» Task brief:
List each line of the data in which the string "Recreate" appears.
### Dataset entries ###
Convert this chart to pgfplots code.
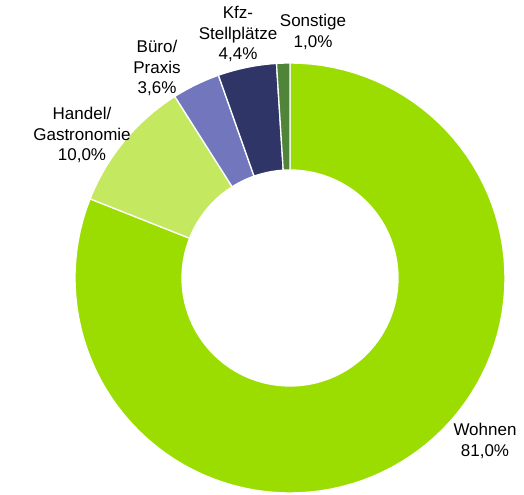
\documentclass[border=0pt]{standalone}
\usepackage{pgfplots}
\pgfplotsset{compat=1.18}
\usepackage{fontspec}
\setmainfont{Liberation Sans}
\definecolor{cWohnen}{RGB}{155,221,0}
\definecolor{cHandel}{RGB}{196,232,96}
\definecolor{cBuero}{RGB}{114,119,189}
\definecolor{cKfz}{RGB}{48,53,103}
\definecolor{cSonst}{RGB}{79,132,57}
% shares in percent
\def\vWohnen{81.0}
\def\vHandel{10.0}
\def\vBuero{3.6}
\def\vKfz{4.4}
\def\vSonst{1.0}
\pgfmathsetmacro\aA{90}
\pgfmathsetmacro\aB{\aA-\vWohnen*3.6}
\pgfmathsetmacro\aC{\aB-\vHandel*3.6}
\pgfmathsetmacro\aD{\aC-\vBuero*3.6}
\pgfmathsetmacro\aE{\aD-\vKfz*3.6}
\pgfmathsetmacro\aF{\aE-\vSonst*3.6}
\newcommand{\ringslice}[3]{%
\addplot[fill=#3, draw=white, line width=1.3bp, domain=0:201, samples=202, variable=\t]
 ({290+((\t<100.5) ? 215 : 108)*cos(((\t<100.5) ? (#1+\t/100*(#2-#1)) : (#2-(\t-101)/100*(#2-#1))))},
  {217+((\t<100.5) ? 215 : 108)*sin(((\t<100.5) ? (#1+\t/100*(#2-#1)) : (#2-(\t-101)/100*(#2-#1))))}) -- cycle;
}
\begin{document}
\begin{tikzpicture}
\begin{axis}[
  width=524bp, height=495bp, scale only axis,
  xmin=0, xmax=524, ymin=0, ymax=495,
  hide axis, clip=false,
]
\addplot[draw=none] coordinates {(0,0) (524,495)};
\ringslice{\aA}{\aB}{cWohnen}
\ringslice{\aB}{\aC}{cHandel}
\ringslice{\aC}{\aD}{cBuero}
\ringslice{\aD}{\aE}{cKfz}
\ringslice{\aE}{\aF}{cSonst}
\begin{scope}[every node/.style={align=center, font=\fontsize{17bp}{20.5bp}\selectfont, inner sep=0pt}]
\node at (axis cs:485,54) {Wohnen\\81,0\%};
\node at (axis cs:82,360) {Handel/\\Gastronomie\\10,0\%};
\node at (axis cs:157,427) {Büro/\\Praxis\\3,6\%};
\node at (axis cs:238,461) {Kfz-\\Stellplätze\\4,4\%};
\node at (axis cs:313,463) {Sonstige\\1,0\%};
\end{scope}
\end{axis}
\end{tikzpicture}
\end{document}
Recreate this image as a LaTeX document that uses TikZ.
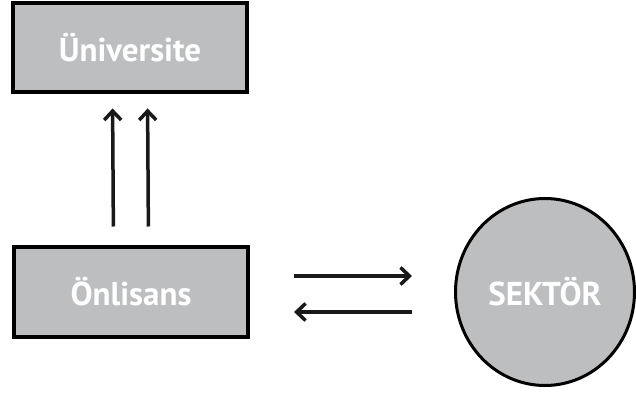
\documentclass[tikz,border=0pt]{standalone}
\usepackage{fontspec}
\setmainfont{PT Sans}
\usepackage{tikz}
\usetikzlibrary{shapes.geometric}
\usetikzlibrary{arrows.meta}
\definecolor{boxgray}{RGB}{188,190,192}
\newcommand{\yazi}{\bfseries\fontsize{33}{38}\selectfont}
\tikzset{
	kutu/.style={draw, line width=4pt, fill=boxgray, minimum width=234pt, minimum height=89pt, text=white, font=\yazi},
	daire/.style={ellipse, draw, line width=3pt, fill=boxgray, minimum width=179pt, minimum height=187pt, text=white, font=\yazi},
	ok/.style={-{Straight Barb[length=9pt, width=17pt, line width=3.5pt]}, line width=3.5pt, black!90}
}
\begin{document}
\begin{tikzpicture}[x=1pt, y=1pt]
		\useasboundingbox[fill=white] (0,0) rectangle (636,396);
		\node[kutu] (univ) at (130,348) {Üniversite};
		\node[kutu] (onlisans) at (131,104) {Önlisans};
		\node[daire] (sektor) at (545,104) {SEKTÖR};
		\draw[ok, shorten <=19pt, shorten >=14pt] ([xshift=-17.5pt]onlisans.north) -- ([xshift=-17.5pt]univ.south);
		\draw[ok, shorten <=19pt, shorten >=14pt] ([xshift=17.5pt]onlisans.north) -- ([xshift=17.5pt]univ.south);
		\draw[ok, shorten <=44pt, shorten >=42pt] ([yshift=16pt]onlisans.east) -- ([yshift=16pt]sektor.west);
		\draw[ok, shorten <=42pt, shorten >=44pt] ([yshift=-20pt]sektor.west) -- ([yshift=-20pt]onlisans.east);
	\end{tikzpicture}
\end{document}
###
### Dataset entries ###
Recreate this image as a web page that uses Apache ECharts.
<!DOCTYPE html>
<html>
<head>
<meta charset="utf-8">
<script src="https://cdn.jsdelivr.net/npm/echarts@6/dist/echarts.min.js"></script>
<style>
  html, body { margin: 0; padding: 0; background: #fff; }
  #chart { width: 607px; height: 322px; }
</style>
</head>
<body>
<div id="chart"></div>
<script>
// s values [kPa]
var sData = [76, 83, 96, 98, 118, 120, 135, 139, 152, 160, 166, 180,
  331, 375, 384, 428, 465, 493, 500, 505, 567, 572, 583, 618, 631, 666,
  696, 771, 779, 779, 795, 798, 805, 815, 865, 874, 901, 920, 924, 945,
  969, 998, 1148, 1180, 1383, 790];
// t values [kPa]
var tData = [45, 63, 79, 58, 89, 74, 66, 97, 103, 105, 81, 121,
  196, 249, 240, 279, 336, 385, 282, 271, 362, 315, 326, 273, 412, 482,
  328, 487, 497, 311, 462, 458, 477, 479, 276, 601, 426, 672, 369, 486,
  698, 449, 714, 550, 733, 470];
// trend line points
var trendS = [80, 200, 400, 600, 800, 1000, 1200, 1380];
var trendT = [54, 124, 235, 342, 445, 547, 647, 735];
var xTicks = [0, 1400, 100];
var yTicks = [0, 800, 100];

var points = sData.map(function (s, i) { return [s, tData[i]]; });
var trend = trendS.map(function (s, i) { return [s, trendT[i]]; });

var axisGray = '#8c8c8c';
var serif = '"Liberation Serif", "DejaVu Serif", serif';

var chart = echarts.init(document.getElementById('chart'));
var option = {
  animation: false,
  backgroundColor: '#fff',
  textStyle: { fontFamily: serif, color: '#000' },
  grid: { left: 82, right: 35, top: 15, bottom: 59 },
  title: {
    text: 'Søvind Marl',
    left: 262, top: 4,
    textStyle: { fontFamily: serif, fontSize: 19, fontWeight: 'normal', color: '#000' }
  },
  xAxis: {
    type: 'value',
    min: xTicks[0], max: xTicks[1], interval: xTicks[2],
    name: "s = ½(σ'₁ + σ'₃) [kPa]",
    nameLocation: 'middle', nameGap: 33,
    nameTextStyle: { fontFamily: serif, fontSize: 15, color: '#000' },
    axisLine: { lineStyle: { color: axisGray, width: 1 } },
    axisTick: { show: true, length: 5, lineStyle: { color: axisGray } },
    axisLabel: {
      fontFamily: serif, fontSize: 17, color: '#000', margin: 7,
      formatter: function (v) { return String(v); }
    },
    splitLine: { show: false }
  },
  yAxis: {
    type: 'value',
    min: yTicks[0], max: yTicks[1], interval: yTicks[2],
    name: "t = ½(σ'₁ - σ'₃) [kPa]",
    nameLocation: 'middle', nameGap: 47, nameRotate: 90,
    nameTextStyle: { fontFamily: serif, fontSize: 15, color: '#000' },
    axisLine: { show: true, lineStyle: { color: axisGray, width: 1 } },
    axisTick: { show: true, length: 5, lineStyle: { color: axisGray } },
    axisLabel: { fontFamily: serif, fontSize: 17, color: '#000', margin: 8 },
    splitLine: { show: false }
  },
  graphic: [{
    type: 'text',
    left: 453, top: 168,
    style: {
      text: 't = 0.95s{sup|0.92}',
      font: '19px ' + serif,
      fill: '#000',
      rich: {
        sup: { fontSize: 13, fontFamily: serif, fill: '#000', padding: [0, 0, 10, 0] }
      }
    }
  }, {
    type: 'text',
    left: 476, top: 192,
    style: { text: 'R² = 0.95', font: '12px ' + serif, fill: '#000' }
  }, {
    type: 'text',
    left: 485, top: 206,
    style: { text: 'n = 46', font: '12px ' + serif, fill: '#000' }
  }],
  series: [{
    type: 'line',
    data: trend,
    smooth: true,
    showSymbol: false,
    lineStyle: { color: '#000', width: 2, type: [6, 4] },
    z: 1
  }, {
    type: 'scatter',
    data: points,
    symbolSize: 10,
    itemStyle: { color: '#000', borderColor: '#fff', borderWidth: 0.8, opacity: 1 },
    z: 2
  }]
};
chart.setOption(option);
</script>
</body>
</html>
###
» Solution to the exercise:
Recreate this image as a LaTeX document that uses TikZ.
Recreate this image as a web page that uses Apache ECharts.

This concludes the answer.